I read “The Color of Classics” (October 2021) and Douglas B. Quine ’73’s letter (December 2021), continuing the polemic against the classics, with disappointment.
The Greco-Roman classics should be studied in an entirely different way than the other ancient civilizations Mr. Quine mentions, for very good reasons.
With the exception of the Hebrew bible, the epic of Gilgamesh, some calendars, ruler lists, astronomical notes, palace and merchant inventories, and a few inscriptions and treaties, and virtually nothing at all in the case of the ancient Indian societies, the Etruscans, the Mycenaeans, and the Mayans, there are very few surviving other ancient writings to study and provoke thought, except for ancient Chinese Society.
But in the case of Greece and Rome, there is an enormous body of written work, from history, biography and poetry, to philosophy, epic and mythic stories, available to all, irrespective of race or national heritage. What is more, these are works which continue to shape Western Civilization.

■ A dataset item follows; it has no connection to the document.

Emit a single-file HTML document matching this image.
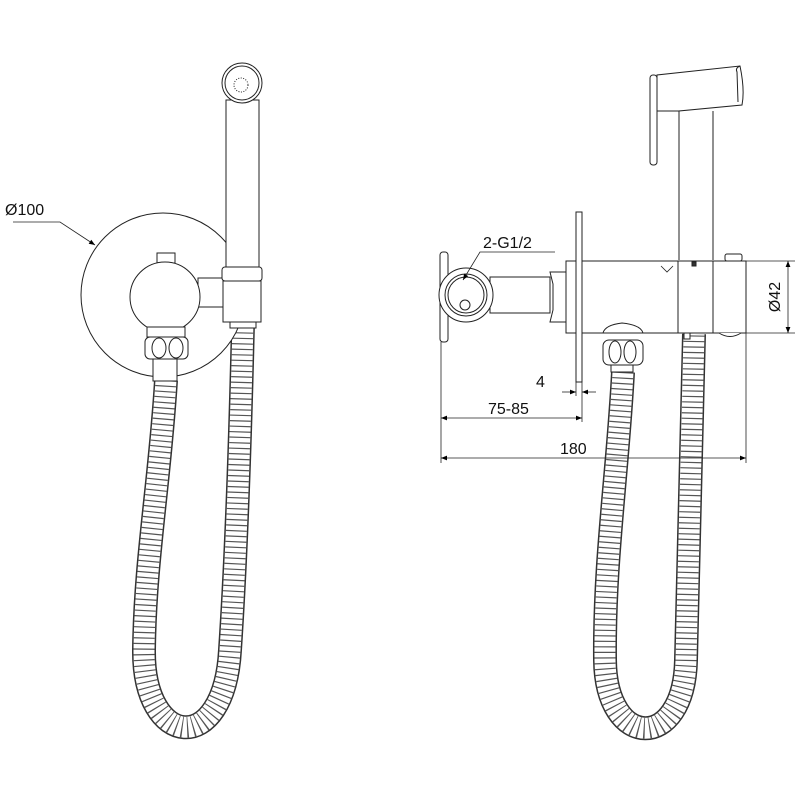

The histories, law, and political commentaries of Greece and Rome, for example, were the source of our founders’ ideas on constitutions, separation of powers, super majorities, checks and balances, republican and democratic institutions, and the rule of law, restraining all, even the rulers.
Unless you despise and seek to erase 3,000 years of Western Civilization (and there are many who do), to be replaced by a to-be-determined absolutist left-wing (or right-wing) paradise, you should fervently hope that the Greco-Roman classics continue to be studied and given pride of place, as well, over the study of other ancient societies.